European petrochemical markets were viewed as relatively tight at the start of the year, the report said. However, demand remained moderate as the growth rate of the European economy slowed in the closing quarter of 2010, increasing just 0.2 percent. The mounting cost burden to downstream consumers compounded fears of demand destruction, yet volumes held steady.

Tightness was principally due to a short supply side. Frequent technical failures at crackers restricted supplies of olefins through January and February and the onset of the spring maintenance schedule compounded shortness in the supply side. Average operating rates across the industry remained well below the long term average, languishing at 82 percent.

Demand for petrochemicals in the U.S. improved steadily through the first quarter. Domestic consumption improved modestly, with further positive economic data reported. However, most of the demand growth was attributed to rising exports as US producers were increasingly competitive in global markets.

Meanwhile, the supply side shortened through the quarter, squeezing markets. Inventories were relatively low to start the year, following a five percent reduction in ethylene production in the 2010 fourth quarter. A spell of harsh winter weather and several extended technical failures at crackers further restricted production of olefins and derivatives in the first quarter.

Demand in Asia was interrupted by the lengthy Lunar New Year holiday, observed in many countries. The devastation caused by the earthquake and tsunami in Japan in March added uncertainty to the market towards the end of the quarter. The announcement of a further rise in Chinese interest rates compounded pressure on already sluggish demand in China. Some traders were seen to be exporting material previously imported into China.

Production outages from scheduled turnarounds and technical issues continued to restrict supply, maintaining a balance with the slow demand side of the market. With almost 23 percent of Japan’s ethylene capacity and 37 percent of propylene capacity halted after the earthquake, Asian markets tightened towards the end of the quarter.

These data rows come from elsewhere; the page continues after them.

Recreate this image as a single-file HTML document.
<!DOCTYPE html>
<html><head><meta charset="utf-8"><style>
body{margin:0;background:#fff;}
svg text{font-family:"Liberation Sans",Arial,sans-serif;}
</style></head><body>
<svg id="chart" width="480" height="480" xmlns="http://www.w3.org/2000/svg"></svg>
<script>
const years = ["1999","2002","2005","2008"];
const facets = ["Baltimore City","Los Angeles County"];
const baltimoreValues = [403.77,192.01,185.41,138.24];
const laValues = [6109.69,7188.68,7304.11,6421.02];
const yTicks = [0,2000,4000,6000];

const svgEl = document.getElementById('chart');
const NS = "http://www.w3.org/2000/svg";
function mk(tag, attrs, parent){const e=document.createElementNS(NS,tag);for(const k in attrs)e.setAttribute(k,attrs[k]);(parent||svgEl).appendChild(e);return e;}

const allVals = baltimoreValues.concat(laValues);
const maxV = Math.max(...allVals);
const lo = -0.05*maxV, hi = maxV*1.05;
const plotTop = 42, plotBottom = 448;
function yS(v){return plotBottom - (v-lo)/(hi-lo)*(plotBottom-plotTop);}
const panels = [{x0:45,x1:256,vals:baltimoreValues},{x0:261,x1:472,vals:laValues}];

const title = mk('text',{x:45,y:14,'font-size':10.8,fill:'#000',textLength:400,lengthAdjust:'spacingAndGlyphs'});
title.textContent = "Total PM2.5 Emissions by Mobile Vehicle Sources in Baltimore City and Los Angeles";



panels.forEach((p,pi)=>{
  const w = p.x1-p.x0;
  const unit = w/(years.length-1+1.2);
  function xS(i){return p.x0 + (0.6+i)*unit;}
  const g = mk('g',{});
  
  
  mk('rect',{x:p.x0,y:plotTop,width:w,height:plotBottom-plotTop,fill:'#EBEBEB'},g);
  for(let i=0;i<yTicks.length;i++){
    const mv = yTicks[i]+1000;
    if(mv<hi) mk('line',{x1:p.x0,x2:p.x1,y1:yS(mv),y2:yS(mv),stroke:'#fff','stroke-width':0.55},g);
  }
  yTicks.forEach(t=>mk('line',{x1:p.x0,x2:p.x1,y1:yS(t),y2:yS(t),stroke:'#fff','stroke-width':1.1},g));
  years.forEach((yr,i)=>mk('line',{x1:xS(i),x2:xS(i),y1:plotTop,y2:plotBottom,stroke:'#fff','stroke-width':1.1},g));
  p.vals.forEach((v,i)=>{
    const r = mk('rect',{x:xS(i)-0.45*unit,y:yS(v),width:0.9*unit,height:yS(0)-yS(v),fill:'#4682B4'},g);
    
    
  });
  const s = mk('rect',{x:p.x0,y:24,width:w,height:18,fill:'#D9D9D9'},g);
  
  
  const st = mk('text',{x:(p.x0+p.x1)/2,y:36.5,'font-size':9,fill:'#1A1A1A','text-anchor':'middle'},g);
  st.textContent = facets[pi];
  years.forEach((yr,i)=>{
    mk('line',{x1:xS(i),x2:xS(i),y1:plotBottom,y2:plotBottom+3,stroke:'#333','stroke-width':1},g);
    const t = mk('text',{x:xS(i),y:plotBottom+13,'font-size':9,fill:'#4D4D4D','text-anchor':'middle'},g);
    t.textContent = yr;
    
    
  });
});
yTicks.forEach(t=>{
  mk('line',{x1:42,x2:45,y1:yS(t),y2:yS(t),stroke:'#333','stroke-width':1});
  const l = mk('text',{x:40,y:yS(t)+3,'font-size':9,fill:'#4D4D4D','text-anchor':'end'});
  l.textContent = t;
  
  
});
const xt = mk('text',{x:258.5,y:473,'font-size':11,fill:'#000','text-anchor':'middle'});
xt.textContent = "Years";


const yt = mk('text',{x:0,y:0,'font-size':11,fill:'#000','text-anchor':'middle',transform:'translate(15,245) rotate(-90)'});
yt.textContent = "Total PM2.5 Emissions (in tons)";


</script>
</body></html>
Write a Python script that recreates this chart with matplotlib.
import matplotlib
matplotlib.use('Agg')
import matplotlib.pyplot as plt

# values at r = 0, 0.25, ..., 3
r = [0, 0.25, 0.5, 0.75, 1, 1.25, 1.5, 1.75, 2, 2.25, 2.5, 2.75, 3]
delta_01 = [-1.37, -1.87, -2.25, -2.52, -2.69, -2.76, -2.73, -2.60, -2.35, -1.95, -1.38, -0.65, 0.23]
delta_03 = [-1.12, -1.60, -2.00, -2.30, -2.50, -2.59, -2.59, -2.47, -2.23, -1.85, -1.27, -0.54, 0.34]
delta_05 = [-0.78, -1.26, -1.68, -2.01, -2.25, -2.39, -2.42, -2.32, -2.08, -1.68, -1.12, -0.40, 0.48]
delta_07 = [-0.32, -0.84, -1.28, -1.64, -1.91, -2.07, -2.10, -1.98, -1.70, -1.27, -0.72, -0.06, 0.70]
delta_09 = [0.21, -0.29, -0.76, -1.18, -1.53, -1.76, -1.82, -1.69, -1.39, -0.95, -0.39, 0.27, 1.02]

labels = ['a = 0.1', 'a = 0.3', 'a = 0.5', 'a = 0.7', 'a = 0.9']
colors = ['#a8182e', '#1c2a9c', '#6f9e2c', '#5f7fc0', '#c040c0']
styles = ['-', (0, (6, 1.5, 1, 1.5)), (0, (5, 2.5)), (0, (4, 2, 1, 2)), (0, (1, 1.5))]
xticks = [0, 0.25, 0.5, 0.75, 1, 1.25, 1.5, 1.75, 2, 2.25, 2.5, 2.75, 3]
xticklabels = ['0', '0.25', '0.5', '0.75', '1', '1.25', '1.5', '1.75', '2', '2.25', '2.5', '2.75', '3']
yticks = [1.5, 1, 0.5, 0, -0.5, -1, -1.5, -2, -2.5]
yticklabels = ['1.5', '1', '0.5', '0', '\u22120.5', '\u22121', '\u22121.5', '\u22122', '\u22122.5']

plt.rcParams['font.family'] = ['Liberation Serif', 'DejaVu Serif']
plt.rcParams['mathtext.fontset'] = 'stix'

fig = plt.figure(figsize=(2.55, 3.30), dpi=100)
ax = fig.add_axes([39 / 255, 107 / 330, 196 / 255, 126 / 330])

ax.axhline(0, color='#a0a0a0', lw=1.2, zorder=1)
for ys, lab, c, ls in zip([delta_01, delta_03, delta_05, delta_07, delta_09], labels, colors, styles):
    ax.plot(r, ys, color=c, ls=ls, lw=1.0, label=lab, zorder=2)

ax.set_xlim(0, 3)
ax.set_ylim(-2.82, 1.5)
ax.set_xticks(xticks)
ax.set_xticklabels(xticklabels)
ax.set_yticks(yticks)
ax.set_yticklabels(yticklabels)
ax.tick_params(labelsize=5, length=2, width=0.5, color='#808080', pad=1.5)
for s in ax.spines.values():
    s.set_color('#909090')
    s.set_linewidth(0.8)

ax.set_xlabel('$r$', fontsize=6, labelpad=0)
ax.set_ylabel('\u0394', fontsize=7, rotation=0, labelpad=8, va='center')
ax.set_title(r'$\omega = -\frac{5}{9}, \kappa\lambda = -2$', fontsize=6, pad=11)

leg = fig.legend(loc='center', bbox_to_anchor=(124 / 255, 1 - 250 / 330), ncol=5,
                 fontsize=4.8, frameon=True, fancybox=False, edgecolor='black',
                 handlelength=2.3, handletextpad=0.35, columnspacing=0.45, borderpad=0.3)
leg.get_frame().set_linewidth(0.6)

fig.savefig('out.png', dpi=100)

Those producers in the Middle East with access to low-cost ethane were largely protected from the cost pressure as crude oil prices escalated further, the report said. Netbacks from primary export markets increased on renewed strength of crude oil. Tight polyester markets across the globe supported a sharp rise in MEG profitability, lifting export margins to their highest ever, except for a brief period at the end of 2007 when production in Saudi Arabia was severely disrupted.

Meanwhile, polypropylene achieved its highest-ever export margins for producers back integrated to propane dehydrogenation units. Average profitability of the industry as a whole approached the peak achieved in 2008, even though average crude oil prices remained almost 20 percent below the peak set in the middle of 2008.

The strong industry-wide performance masks some very different trends across sectors of the industry, the study said. While the olefins and base petrochemicals sector captured very strong profitability, the intermediates and polymers sectors struggled to add much further value. Margins were increasingly taken upstream, with any producers not integrated to a cracker suffering frail profitability.

The key exception was the polyester value chain, where tight global markets supported margins from polyester back up to paraxylene and MEG.

Steam crackers producing ethylene achieved strong profitability in the first quarter, despite being directly exposed to the surging price of feedstock petroleum products. European ethylene contract prices increased sharply, supported by escalating crude oil prices and tight supplies, with March settlements up almost €200/ ton from December.

Meanwhile, a sharp increase in the value of propylene and aromatics co-products more than offset the rise in raw material costs, and net feedstock costs for European naphtha crackers actually fell sharply. With production costs falling against rising prices, average margins strengthened more than $150/ ton, reversing losses made at the end of 2010.

European propylene markets remained tight at the start of 2011, with firm demand as downstream consumers restocked after extensive supply restrictions as a consequence of strike action at refineries towards the end of 2010. A busy schedule of maintenance at refineries and propane dehydrogenation units kept supplies short.

Contract prices leapt to record highs, with the February settlement at €1185/ ton standing 25 percent above December’s contract price, narrowing the discount on ethylene to just €10/ton to ethylene.

The report was part of Nexant’s quarterly business analysis program.